These word has been so often ringing in my head. It is one word that I find not easy to do - Being his disciples, picking up our crosses & follow me. We will fall, we will stumble. At times we would be angry at ourselves. We would get hurt, we would be sad. But this 2 weeks of "hols", I have been feeling all this at the same time.
Sitting at my desk now listening and blasting the P&W songs we sang at SDYD 2010. Lesson has ended & I am just thinking of updating my almost quiet blog. Christian music has been to much part of my life that if I do not have it, it seems so quiet. There have always been so many ways to praise him & my best way would be to sing or be silent in his presence.
At this point in my life listening to this song would just bring back many memories. Good and bad. People whom I love, lost and left played many roles within this song. It is very meaningful in my life. "Hide me now under your wings." Whenever I have problems, I would always run under his mighty wings & he would never fail to tell me, he loves me back. This is SO unlike others, at times when you shower people with care and concern, they would chuck you aside, ignore you or even say nasty words just to push you away. Non the least these maybe who they are and I would still love them all the same , coz God would have put them in our life for a reason - be it to grow, to learn or even to journey.

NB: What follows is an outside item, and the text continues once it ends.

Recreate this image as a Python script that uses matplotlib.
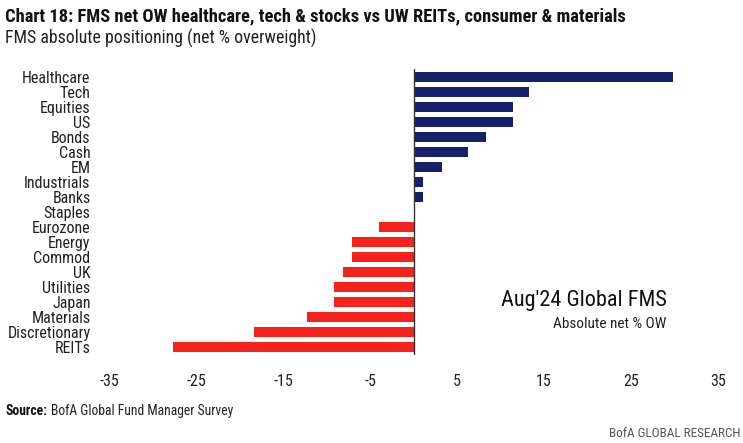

We just need to be like him.
Mighty to Save / How Great is our God
Recently in life, I have hit many rocks, some big some small, none the least I realise I cannot do certain things without his strength. For he is the "Saviour, he can move the mountains... Jesus, author of our salvation." He writes my life, he directs my path. Whenever I think I am walking this path alone, he would not fail to show me his Love & company in journey. Whenever my tears are falling off my cheek, he will be there nearby to wipe those tears away. I have never in my life been hurt by someone but yet again feeling so much love for that same person. How contradictory am I , it makes absolutely no sense to the analytical & structural people. It is just me perhaps, coz I can never hate or be angry at someone for long. He has a weird sense of humor & when figuring out that the reason for one's action behind the behaviour / action / words could be none other than LOVE, the more I will love and care the other person not to even be angry.
Everlasting God 2009 SDYD theme song
I still Remember how I chose these song & after so long those eyes that would turn to look at me when we hear this song else where during P&W. Those that journeyed with me over the 9 months in planning.
Following him in life there is never one straight road, no one path. We take turns , bends and even at times "mao" curb, but he never fails to show us the right path back to him, but we must always be ready to be OPEN to his call.